- **What to produce**
Your answer should be one number: how many lines of the records hold the string "matplotlib".

>> Start Data shown

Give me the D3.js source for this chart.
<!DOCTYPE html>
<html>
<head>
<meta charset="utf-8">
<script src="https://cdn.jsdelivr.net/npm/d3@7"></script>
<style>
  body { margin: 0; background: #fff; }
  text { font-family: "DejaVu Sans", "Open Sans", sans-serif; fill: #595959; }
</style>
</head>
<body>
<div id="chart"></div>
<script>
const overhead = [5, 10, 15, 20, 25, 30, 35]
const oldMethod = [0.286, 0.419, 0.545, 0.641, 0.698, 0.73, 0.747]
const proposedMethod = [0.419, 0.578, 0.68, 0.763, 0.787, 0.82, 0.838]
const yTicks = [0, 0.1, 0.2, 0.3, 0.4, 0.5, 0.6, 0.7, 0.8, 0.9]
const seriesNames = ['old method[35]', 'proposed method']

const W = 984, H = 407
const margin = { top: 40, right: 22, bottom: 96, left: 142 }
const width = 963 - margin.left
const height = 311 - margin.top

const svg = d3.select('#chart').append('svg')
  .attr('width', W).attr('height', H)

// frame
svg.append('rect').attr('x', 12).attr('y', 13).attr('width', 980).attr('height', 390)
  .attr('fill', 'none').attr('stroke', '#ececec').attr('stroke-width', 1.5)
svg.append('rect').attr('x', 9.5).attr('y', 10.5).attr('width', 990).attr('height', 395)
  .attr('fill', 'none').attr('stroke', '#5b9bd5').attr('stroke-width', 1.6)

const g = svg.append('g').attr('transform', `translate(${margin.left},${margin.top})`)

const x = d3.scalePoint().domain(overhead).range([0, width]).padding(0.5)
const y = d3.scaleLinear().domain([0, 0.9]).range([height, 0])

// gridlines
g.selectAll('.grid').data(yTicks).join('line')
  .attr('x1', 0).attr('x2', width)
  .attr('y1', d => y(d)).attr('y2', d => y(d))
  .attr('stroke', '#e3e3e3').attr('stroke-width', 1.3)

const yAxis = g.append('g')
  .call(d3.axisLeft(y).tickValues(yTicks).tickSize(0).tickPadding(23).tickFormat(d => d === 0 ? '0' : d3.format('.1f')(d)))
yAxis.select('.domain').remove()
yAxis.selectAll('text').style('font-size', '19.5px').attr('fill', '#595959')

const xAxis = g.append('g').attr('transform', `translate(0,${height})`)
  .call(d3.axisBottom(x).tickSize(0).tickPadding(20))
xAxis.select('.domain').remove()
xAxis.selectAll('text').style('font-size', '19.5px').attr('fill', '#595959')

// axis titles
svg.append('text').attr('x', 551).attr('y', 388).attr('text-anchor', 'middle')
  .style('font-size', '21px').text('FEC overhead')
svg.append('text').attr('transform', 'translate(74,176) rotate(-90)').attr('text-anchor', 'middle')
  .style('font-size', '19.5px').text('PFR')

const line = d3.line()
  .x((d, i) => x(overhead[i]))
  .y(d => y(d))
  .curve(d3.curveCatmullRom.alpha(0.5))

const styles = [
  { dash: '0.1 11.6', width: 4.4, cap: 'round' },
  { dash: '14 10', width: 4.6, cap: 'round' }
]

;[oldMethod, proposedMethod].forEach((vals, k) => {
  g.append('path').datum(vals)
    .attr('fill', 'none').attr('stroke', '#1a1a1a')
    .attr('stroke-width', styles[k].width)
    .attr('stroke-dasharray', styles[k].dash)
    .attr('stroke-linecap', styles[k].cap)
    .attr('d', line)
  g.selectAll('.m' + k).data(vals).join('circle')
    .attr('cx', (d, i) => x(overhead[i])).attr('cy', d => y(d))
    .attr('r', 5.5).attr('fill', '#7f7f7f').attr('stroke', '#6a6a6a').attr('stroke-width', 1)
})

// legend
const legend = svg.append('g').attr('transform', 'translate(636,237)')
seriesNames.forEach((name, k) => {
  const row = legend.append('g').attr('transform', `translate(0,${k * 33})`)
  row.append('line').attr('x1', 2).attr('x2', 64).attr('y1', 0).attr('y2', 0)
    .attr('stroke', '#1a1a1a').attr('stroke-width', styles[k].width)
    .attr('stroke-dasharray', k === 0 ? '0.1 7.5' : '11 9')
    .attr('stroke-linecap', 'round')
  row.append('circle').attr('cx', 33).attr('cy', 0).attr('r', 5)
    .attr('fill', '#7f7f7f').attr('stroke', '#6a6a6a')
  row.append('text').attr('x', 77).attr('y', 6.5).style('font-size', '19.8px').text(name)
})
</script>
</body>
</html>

>> End Data shown
>> Start Data shown

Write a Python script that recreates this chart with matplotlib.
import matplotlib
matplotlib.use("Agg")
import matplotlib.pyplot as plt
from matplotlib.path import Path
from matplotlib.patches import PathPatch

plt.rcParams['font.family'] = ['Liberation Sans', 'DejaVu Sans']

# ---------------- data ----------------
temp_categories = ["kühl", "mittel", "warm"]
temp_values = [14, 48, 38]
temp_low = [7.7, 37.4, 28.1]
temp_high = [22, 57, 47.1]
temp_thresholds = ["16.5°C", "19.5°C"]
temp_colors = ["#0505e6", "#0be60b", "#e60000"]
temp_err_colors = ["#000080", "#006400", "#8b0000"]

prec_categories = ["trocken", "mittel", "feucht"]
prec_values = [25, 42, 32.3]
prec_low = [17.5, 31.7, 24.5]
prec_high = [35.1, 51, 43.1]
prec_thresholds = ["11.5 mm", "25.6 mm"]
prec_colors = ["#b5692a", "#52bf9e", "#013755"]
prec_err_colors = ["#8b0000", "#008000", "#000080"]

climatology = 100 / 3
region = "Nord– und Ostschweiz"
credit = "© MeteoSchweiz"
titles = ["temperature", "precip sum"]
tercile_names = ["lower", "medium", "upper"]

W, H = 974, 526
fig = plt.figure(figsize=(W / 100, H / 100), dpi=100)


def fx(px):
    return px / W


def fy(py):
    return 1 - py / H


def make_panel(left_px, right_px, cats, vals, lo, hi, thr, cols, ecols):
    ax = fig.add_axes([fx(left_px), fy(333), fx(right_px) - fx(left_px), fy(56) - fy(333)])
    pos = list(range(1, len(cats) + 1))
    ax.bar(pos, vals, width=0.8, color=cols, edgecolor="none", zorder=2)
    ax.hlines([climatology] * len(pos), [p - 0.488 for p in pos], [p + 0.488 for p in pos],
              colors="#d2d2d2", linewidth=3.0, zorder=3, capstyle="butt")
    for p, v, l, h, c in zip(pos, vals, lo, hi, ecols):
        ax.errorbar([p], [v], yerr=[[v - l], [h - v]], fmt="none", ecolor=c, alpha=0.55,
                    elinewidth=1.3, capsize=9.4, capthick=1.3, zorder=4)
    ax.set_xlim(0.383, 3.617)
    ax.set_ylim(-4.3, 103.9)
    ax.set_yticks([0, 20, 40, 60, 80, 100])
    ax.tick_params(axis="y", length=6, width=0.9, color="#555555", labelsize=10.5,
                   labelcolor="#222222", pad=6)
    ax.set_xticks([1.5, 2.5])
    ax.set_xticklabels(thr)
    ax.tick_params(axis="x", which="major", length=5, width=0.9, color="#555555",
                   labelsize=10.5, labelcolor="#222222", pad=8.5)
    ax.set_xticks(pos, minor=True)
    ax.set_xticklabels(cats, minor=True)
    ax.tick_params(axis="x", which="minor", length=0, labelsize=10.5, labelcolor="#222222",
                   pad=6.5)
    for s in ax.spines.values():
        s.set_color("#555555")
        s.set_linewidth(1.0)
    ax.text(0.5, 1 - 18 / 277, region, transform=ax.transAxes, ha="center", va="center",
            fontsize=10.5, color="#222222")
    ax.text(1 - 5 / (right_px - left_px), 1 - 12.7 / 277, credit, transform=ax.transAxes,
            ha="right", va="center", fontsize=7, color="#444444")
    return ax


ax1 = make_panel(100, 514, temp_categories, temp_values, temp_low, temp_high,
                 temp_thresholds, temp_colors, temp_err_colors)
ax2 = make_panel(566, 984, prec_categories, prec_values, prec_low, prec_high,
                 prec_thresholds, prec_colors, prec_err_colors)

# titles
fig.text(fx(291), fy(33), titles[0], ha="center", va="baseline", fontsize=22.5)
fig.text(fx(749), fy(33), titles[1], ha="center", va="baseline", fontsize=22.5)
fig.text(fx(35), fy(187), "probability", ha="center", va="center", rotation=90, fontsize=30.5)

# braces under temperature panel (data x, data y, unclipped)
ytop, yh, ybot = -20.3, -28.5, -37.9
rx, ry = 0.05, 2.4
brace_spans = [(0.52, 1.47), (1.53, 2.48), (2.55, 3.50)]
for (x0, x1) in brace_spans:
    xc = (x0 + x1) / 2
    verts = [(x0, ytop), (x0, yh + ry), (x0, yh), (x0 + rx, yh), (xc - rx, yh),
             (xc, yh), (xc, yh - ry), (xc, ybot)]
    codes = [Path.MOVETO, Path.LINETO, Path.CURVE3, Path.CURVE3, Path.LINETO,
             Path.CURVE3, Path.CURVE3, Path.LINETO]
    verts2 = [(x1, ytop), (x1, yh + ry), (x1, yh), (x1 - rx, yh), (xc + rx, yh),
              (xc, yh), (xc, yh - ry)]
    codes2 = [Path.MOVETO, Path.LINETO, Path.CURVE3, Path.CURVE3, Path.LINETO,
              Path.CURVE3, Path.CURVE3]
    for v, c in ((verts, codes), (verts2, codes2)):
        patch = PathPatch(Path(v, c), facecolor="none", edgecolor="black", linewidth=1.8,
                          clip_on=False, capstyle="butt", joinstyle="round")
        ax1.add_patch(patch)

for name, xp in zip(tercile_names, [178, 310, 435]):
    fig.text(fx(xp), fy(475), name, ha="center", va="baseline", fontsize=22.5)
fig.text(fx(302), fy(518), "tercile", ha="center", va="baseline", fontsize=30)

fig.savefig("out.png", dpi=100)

>> End Data shown
>> Start Data shown

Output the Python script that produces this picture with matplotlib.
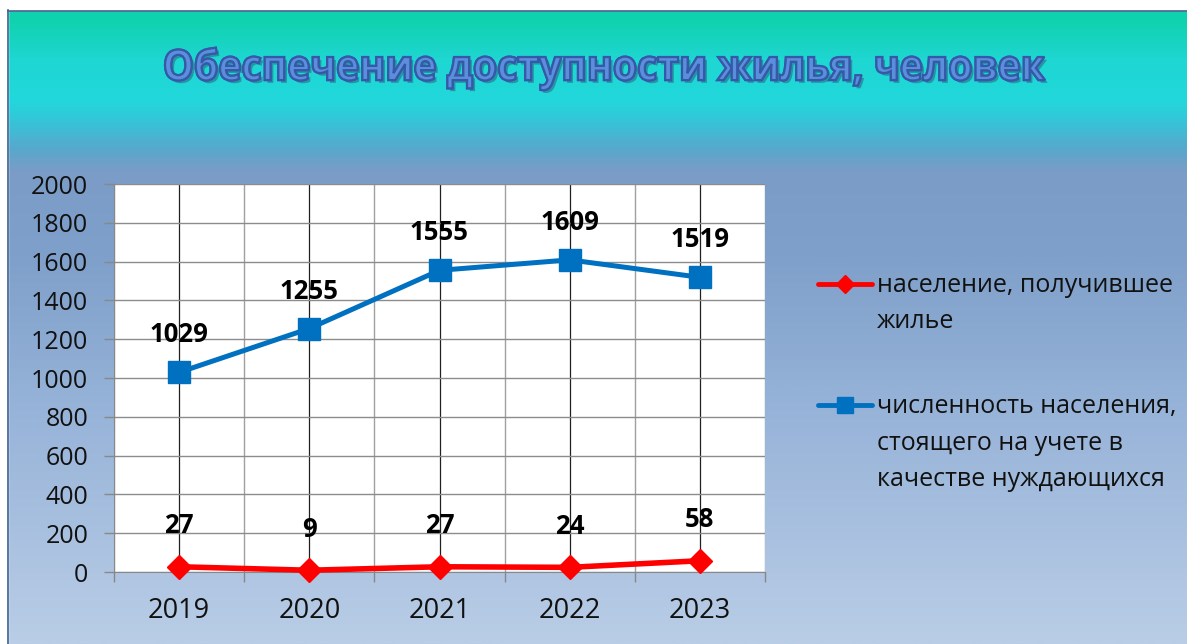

>> End Data shown

- **Answer in full**
7